I don’t know how fond you are of Bollywood, or how you see the people it houses. Do you go beyond its superficial image and delve into what’s within and still respect it? Do you endorse it? However you’ve felt about it all this time, is your choice and I won’t force you to change your stance. I will however, ask of you to wait. Take a minute, and open your mind to a lot of truth that surfaces yesterday, today and tomorrow.

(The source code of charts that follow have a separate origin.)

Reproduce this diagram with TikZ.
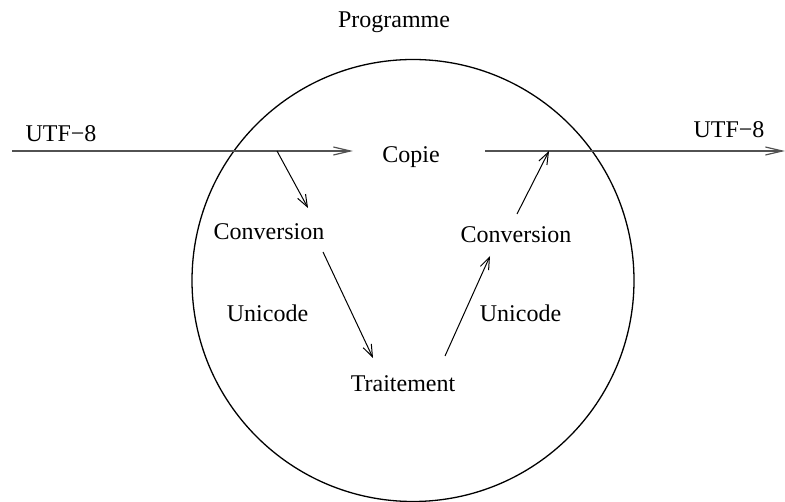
\documentclass[tikz,border=0pt]{standalone}
\usepackage{fontspec}
\setmainfont{Liberation Serif}
\usetikzlibrary{arrows.meta}
\begin{document}
\begin{tikzpicture}[x=1pt,y=-1pt,
  lbl/.style={font=\fontsize{24}{28}\selectfont, inner sep=0pt, anchor=base},
  flow/.style={draw=black!68, line width=1.8pt, -{Straight Barb[length=17pt,width=8pt,line width=1.2pt]}},
  conv/.style={draw=black, line width=1pt, -{Straight Barb[length=12pt,width=9pt,line width=1pt]}}]
\useasboundingbox (0,0) rectangle (785,502);

% program boundary
\node[circle, draw, line width=1.3pt, minimum size=442pt, inner sep=0pt] (prog) at (413,280.5) {};

% labels
\node[lbl] (title) at (394,28) {Programme};
\node[lbl] (inlbl) at (61,142) {UTF\symbol{"2212}8};
\node[lbl] (outlbl) at (729,138) {UTF\symbol{"2212}8};
\node[lbl] (copie) at (411,163) {Copie};
\node[lbl] (convA) at (269,240) {Conversion};
\node[lbl] (uniA) at (267.5,322) {Unicode};
\node[lbl] (trait) at (403,392) {Traitement};
\node[lbl] (convB) at (516,243) {Conversion};
\node[lbl] (uniB) at (520.5,322) {Unicode};

% endpoints of the data streams
\coordinate (inS) at (12,151);
\coordinate (inE) at (353,151);
\coordinate (outS) at (485,151);
\coordinate (outE) at (785,151);
\coordinate (split) at (277,151);
\coordinate (splitE) at (308,208);
\coordinate (aS) at (323,252);
\coordinate (aE) at (373,358);
\coordinate (bS) at (445,356);
\coordinate (bE) at (490,256);
\coordinate (cS) at (517,214);
\coordinate (merge) at (549,151);

% streams and conversions
\draw[flow] (inS) -- (inE);
\draw[flow] (outS) -- (outE);
\draw[conv] (split) -- (splitE);
\draw[conv] (aS) -- (aE);
\draw[conv] (bS) -- (bE);
\draw[conv] (cS) -- (merge);
\end{tikzpicture}
\end{document}
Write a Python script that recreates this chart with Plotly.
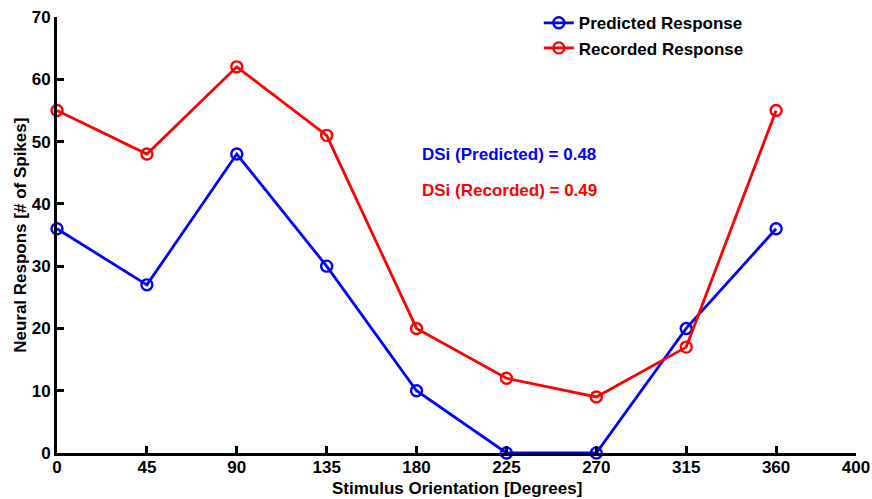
import plotly.graph_objects as go

orientation = [0, 45, 90, 135, 180, 225, 270, 315, 360]
predicted = [36, 27, 48, 30, 10, 0, 0, 20, 36]
recorded = [55, 48, 62, 51, 20, 12, 9, 17, 55]
dsi_predicted = 0.48
dsi_recorded = 0.49

x_ticks = [0, 45, 90, 135, 180, 225, 270, 315, 360, 400]
y_ticks = [0, 10, 20, 30, 40, 50, 60, 70]

font_bold = "Liberation Sans"
fs = 17

fig = go.Figure()
for name, vals, color in [("Predicted Response", predicted, "#0000ff"),
                          ("Recorded Response", recorded, "#ff0000")]:
    fig.add_trace(go.Scatter(
        x=orientation, y=vals, name=name, mode="lines+markers",
        line=dict(color=color, width=2.8),
        marker=dict(symbol="circle-open", size=11, color=color, line=dict(width=2.4, color=color)),
        cliponaxis=False,
    ))

fig.add_annotation(x=181.5, y=48, xref="x", yref="y", xanchor="left", yanchor="middle",
                   text=f"<b>DSi (Predicted) = {dsi_predicted:.2f}</b>", showarrow=False,
                   font=dict(family=font_bold, size=fs, color="#0000ff"))
fig.add_annotation(x=181.5, y=42.2, xref="x", yref="y", xanchor="left", yanchor="middle",
                   text=f"<b>DSi (Recorded) = {dsi_recorded:.2f}</b>", showarrow=False,
                   font=dict(family=font_bold, size=fs, color="#ff0000"))

# axis titles
fig.add_annotation(x=0.5, y=-0.081, xref="paper", yref="paper", xanchor="center", yanchor="middle",
                   text="<b>Stimulus Orientation [Degrees]</b>", showarrow=False,
                   font=dict(family=font_bold, size=fs, color="black"))
fig.add_annotation(x=-0.0465, y=0.5, xref="paper", yref="paper", xanchor="center", yanchor="middle",
                   text="<b>Neural Respons [# of Spikes]</b>", showarrow=False, textangle=-90,
                   font=dict(family=font_bold, size=fs, color="black"))

axis_common = dict(
    showline=True, linecolor="black", linewidth=2.8, showgrid=False, zeroline=False,
    ticks="inside", ticklen=7, tickwidth=2.8, tickcolor="black",
    tickfont=dict(family=font_bold, size=fs, color="black", weight="bold"),
    mirror=False, automargin=False,
)

fig.update_layout(
    width=872, height=499,
    margin=dict(l=57, r=16, t=17, b=46, autoexpand=False),
    paper_bgcolor="white", plot_bgcolor="white",
    xaxis=dict(range=[0, 400], tickvals=x_ticks, ticktext=[str(v) for v in x_ticks],
               ticklabelstandoff=-3, **axis_common),
    yaxis=dict(range=[0, 70], tickvals=y_ticks, ticktext=[str(v) for v in y_ticks], **axis_common),
    legend=dict(x=0.603, y=1.027, xanchor="left", yanchor="top", bgcolor="rgba(0,0,0,0)",
                font=dict(family=font_bold, size=fs, color="black", weight="bold"),
                itemwidth=30, tracegroupgap=0),
    showlegend=True,
)

fig.write_html("out.html")
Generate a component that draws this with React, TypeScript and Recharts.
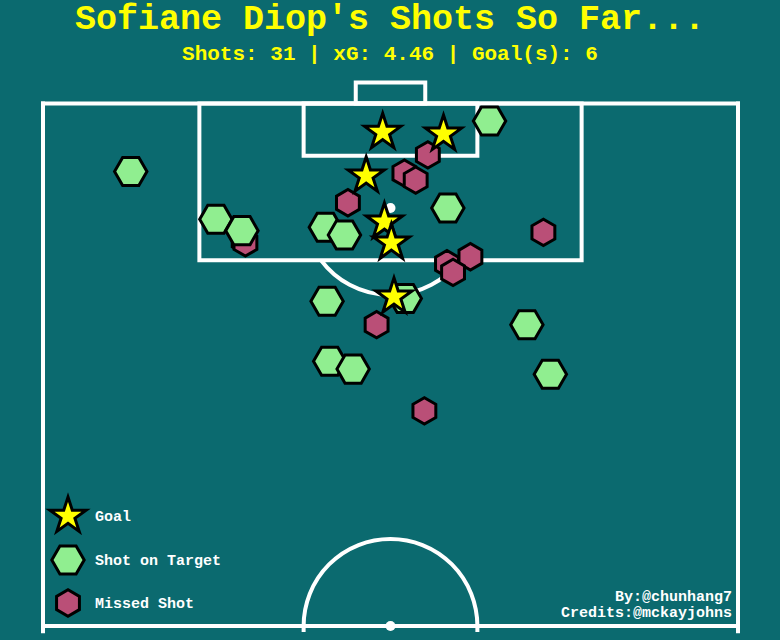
import React from "react";
import { ScatterChart, Scatter, XAxis, YAxis, ReferenceArea, ReferenceLine, ReferenceDot, Legend } from "recharts";

// pitch coords: x = across the pitch (0-80), y = yards from the goal line (0-60)
const goals = [
    { x: 39.1, y: 3.3 }, { x: 46.1, y: 3.5 }, { x: 37.2, y: 8.3 },
    { x: 39.3, y: 13.6 }, { x: 40.1, y: 16.0 }, { x: 40.4, y: 22.2 },
];
const onTarget = [
    { x: 51.4, y: 2.0 }, { x: 10.1, y: 7.8 }, { x: 19.9, y: 13.3 }, { x: 22.9, y: 14.6 },
    { x: 32.5, y: 14.2 }, { x: 34.7, y: 15.1 }, { x: 46.6, y: 12.0 }, { x: 32.7, y: 22.7 },
    { x: 41.7, y: 22.4 }, { x: 55.7, y: 25.4 }, { x: 33.0, y: 29.6 }, { x: 35.7, y: 30.5 },
    { x: 58.4, y: 31.1 },
];
const missed = [
    { x: 44.3, y: 5.9 }, { x: 41.6, y: 8.0 }, { x: 42.9, y: 8.8 }, { x: 35.1, y: 11.4 },
    { x: 23.1, y: 15.7 }, { x: 23.3, y: 16.0 }, { x: 57.6, y: 14.8 }, { x: 49.2, y: 17.6 },
    { x: 46.5, y: 18.4 }, { x: 47.2, y: 19.4 }, { x: 38.4, y: 25.4 }, { x: 43.9, y: 35.3 },
];

const seriesNames = ["Goal", "Shot on Target", "Missed Shot"];
const playerName = "Sofiane Diop";
const totalShots = 31;
const totalXg = 4.46;
const totalGoals = 6;
const credits = ["By:@chunhang7", "Credits:@mckayjohns"];

const BG = "#0b6a6f";
const FONT = "'Liberation Mono', 'Courier New', monospace";

function Star({ cx, cy, r = 19 }: any) {
    const pts: string[] = [];
    for (let i = 0; i < 10; i++) {
        const rad = i % 2 === 0 ? r : r * 0.382;
        const a = -Math.PI / 2 + (i * Math.PI) / 5;
        pts.push(`${cx + rad * Math.cos(a)},${cy + rad * Math.sin(a)}`);
    }
    return <polygon points={pts.join(" ")} fill="#ffff00" stroke="#000" strokeWidth={3} />;
}

function Hexagon({ cx, cy, r, rot, fill }: any) {
    const pts: string[] = [];
    for (let i = 0; i < 6; i++) {
        const a = rot + (i * Math.PI) / 3;
        pts.push(`${cx + r * Math.cos(a)},${cy + r * Math.sin(a)}`);
    }
    return <polygon points={pts.join(" ")} fill={fill} stroke="#000" strokeWidth={3} />;
}

const GreenHex = (p: any) => <Hexagon cx={p.cx} cy={p.cy} r={16.2} rot={0} fill="#90ee90" />;
const RedHex = (p: any) => <Hexagon cx={p.cx} cy={p.cy} r={13.2} rot={Math.PI / 6} fill="#ba4f77" />;
const GoalStar = (p: any) => <Star cx={p.cx} cy={p.cy} />;

// arc of the "D" below the box line (bounding box = lower half of circle round the spot)
const DArc = (p: any) => {
    const x = Math.min(p.x, p.x + p.width), y = Math.min(p.y, p.y + p.height);
    const rx = Math.abs(p.width) / 2, ry = Math.abs(p.height);
    const cx = x + rx;
    return (
        <path d={`M${cx - 0.8 * rx},${y + 0.6 * ry} A${rx},${ry} 0 0 0 ${cx + 0.8 * rx},${y + 0.6 * ry}`}
            fill="none" stroke="#fff" strokeWidth={4} />
    );
};

// top half of the centre circle
const CentreArc = (p: any) => {
    const x = Math.min(p.x, p.x + p.width), y = Math.min(p.y, p.y + p.height);
    const rx = Math.abs(p.width) / 2, ry = Math.abs(p.height);
    const cx = x + rx, cy = y + ry;
    return (
        <path d={`M${cx - rx},${cy + 6} L${cx - rx},${cy} A${rx},${ry} 0 0 1 ${cx + rx},${cy} L${cx + rx},${cy + 6}`}
            fill="none" stroke="#fff" strokeWidth={4} />
    );
};

const lineProps = { stroke: "#fff", strokeWidth: 4, strokeLinecap: "square" as const, ifOverflow: "visible" as const };
const boxProps = { fill: "none", fillOpacity: 0, stroke: "#fff", strokeWidth: 4, ifOverflow: "visible" as const };

const legendMarkers = [GoalStar, GreenHex, RedHex];

const renderLegend = () => (
    <svg width={260} height={140}>
        {seriesNames.map((name, i) => {
            const Marker = legendMarkers[i];
            const cy = [26, 70, 113][i];
            return (
                <g key={name}>
                    <Marker cx={68} cy={cy} />
                    <text x={95} y={cy + 5} fill="#fff" fontFamily={FONT} fontWeight="bold" fontSize={15}>{name}</text>
                </g>
            );
        })}
    </svg>
);

export default function App() {
    return (
        <div style={{ position: "absolute", top: 0, left: 0, width: 780, height: 640, background: BG, overflow: "hidden" }}>
            <ScatterChart width={780} height={640} margin={{ top: 103.5, left: 43, right: 42, bottom: 14 }}>
                <XAxis type="number" dataKey="x" domain={[0, 80]} hide />
                <YAxis type="number" dataKey="y" domain={[0, 60]} reversed hide />

                <ReferenceArea x1={18} x2={62} y1={0} y2={18} {...boxProps} />
                <ReferenceArea x1={30} x2={50} y1={0} y2={6} {...boxProps} />
                <ReferenceArea x1={36} x2={44} y1={-2.4} y2={0} {...boxProps} />
                <ReferenceArea x1={30} x2={50} y1={12} y2={22} ifOverflow="visible" shape={DArc} />
                <ReferenceArea x1={30} x2={50} y1={50} y2={60} ifOverflow="visible" shape={CentreArc} />

                <ReferenceLine segment={[{ x: 0, y: 0 }, { x: 80, y: 0 }]} {...lineProps} />
                <ReferenceLine segment={[{ x: 0, y: 60 }, { x: 80, y: 60 }]} {...lineProps} />
                <ReferenceLine segment={[{ x: 0, y: 0 }, { x: 0, y: 60.6 }]} {...lineProps} />
                <ReferenceLine segment={[{ x: 80, y: 0 }, { x: 80, y: 60.6 }]} {...lineProps} />

                <ReferenceDot x={40} y={12} r={5} fill="#fff" stroke="none" ifOverflow="visible" />
                <ReferenceDot x={40} y={60} r={5} fill="#fff" stroke="none" ifOverflow="visible" />

                <Scatter name={seriesNames[2]} data={missed} shape={RedHex} isAnimationActive={false} />
                <Scatter name={seriesNames[1]} data={onTarget} shape={GreenHex} isAnimationActive={false} />
                <Scatter name={seriesNames[0]} data={goals} shape={GoalStar} isAnimationActive={false} />

                <Legend layout="horizontal" verticalAlign="middle" content={renderLegend}
                    wrapperStyle={{ left: 0, top: 490, width: 260, height: 140 }} />
            </ScatterChart>

            <svg width={780} height={640} style={{ position: "absolute", top: 0, left: 0, pointerEvents: "none" }}>
                <text x={390} y={28.5} textAnchor="middle" fill="#ffff00" fontFamily={FONT} fontWeight="bold" fontSize={35}>
                    {`${playerName}'s Shots So Far...`}
                </text>
                <text x={390} y={60} textAnchor="middle" fill="#ffff00" fontFamily={FONT} fontWeight="bold" fontSize={21}>
                    {`Shots: ${totalShots} | xG: ${totalXg} | Goal(s): ${totalGoals}`}
                </text>
                {credits.map((c, i) => (
                    <text key={c} x={732} y={601 + i * 16} textAnchor="end" fill="#fff" fontFamily={FONT} fontWeight="bold" fontSize={15}>
                        {c}
                    </text>
                ))}
            </svg>
        </div>
    );
}
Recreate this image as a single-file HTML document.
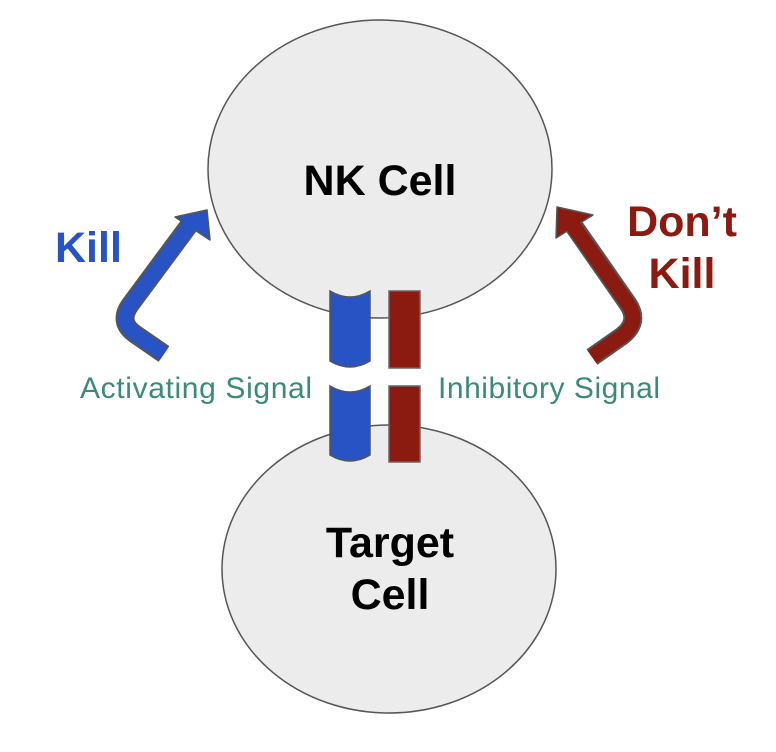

This is the very first time I’ve closely followed a Bollywood related story or event and it has been revealing, in a lot of ways. Aspects of the industry we would passively encounter are being pushed into the limelight while names that have hogged the limelight, for the first time, shy away. And while I’m glad this conversation is finally happening, I hate the circumstances it is happening under, but hey, at least it’s happening. We’ve waited a long time for this side to show. You see, you don’t need to follow the industry closely to hear of stories relating to multiple cases of murder and death, drug and human trafficking, match fixing, money laundering, sexual abuse, and so many other rather “unethical” and sketchy, for the literal sense of the word, stories coming up with rather prominent links to big and small names of the industry. We’ve somehow knowingly or unknowingly, I’m not sure, “forgiven” it? I mean, the people behind it are still out here, performing for you and me, quite averagely, might I add.
And so I ask you to wait, with me, collectively, all of us. We really need to hold on for a good minute and replay all of what has happened, this time with a very active conscience, forgive what’s forgivable, but place at the forefront of our minds all the unforgivable and unjustifiable acts that’ve played out over the 100 years and more that Bollywood has been around for. And we need to play these thoughts out until we’ve made it clear enough to them, that we don’t see how it’s okay, because it’s really not. It’ll never be okay to kill or drive someone’s child to death for the sake of your own’s fame. It’ll never be okay to defame the legacy someone worked incredibly hard to build and dismiss it like it means nothing. It’ll never be okay to rise above law and humanity. And you know, it’s not like the people who indulge in this kind of crass behavior don’t know it’s wrong, of course they do, but they’ve done it once and we’ve not objected, and so they do it again and again and again, getting bolder each time. And so we’re party to the crime, because we acted like blind idiots who chose to trust their on screen selves, believing that’s the same honest person they’d be off screen, and so in our silence or cowardice or negligence, they’ve found power.
So I really want you to wait, so you can think about this and walk out of here disturbed by what’s happening, because that stands as a mirror to the compass of our conscience, our sense of right and wrong, just and unjust. Wait, because that moment can turn into something revolutionary. And while it might not correct the wrong, it could prevent a lot more that’s to come.
All you’ve got to do is wait, and think. It’ll all come to you.